**Work to complete:** Set down each line of the material that follows, exactly, with no pictures.

═════ Data section

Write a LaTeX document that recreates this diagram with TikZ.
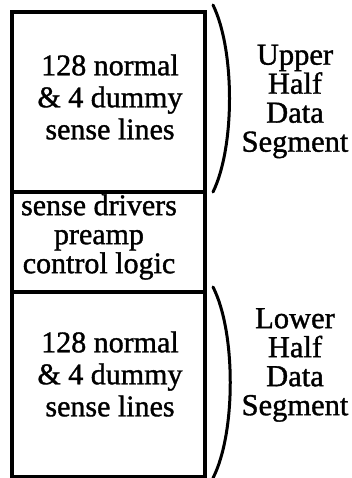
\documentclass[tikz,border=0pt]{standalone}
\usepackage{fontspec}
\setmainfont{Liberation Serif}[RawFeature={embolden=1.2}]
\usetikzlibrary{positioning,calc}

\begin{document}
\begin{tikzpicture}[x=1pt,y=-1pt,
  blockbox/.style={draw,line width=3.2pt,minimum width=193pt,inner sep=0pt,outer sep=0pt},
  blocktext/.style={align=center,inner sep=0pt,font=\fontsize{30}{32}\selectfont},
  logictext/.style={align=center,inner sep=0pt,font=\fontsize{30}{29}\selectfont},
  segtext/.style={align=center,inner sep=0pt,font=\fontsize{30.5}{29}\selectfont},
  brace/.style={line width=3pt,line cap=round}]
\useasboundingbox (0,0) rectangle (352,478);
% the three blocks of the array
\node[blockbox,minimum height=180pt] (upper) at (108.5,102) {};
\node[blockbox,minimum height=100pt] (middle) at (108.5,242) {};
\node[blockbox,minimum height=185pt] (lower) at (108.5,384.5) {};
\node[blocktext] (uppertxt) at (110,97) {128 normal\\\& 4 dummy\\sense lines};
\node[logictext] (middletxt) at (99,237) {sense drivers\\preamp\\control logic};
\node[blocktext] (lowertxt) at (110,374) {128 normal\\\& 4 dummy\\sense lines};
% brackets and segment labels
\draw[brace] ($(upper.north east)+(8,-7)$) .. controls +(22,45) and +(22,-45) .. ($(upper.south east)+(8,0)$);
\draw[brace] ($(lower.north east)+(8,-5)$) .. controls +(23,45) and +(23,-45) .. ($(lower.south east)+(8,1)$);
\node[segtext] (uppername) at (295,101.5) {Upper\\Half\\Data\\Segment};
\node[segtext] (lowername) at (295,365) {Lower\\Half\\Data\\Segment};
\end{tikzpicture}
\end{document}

══════════

**Exercise output:**
Write a LaTeX document that recreates this diagram with TikZ.
\documentclass[tikz,border=0pt]{standalone}
\usepackage{fontspec}
\setmainfont{Liberation Serif}[RawFeature={embolden=1.2}]
\usetikzlibrary{positioning,calc}

\begin{document}
\begin{tikzpicture}[x=1pt,y=-1pt,
  blockbox/.style={draw,line width=3.2pt,minimum width=193pt,inner sep=0pt,outer sep=0pt},
  blocktext/.style={align=center,inner sep=0pt,font=\fontsize{30}{32}\selectfont},
  logictext/.style={align=center,inner sep=0pt,font=\fontsize{30}{29}\selectfont},
  segtext/.style={align=center,inner sep=0pt,font=\fontsize{30.5}{29}\selectfont},
  brace/.style={line width=3pt,line cap=round}]
\useasboundingbox (0,0) rectangle (352,478);
% the three blocks of the array
\node[blockbox,minimum height=180pt] (upper) at (108.5,102) {};
\node[blockbox,minimum height=100pt] (middle) at (108.5,242) {};
\node[blockbox,minimum height=185pt] (lower) at (108.5,384.5) {};
\node[blocktext] (uppertxt) at (110,97) {128 normal\\\& 4 dummy\\sense lines};
\node[logictext] (middletxt) at (99,237) {sense drivers\\preamp\\control logic};
\node[blocktext] (lowertxt) at (110,374) {128 normal\\\& 4 dummy\\sense lines};
% brackets and segment labels
\draw[brace] ($(upper.north east)+(8,-7)$) .. controls +(22,45) and +(22,-45) .. ($(upper.south east)+(8,0)$);
\draw[brace] ($(lower.north east)+(8,-5)$) .. controls +(23,45) and +(23,-45) .. ($(lower.south east)+(8,1)$);
\node[segtext] (uppername) at (295,101.5) {Upper\\Half\\Data\\Segment};
\node[segtext] (lowername) at (295,365) {Lower\\Half\\Data\\Segment};
\end{tikzpicture}
\end{document}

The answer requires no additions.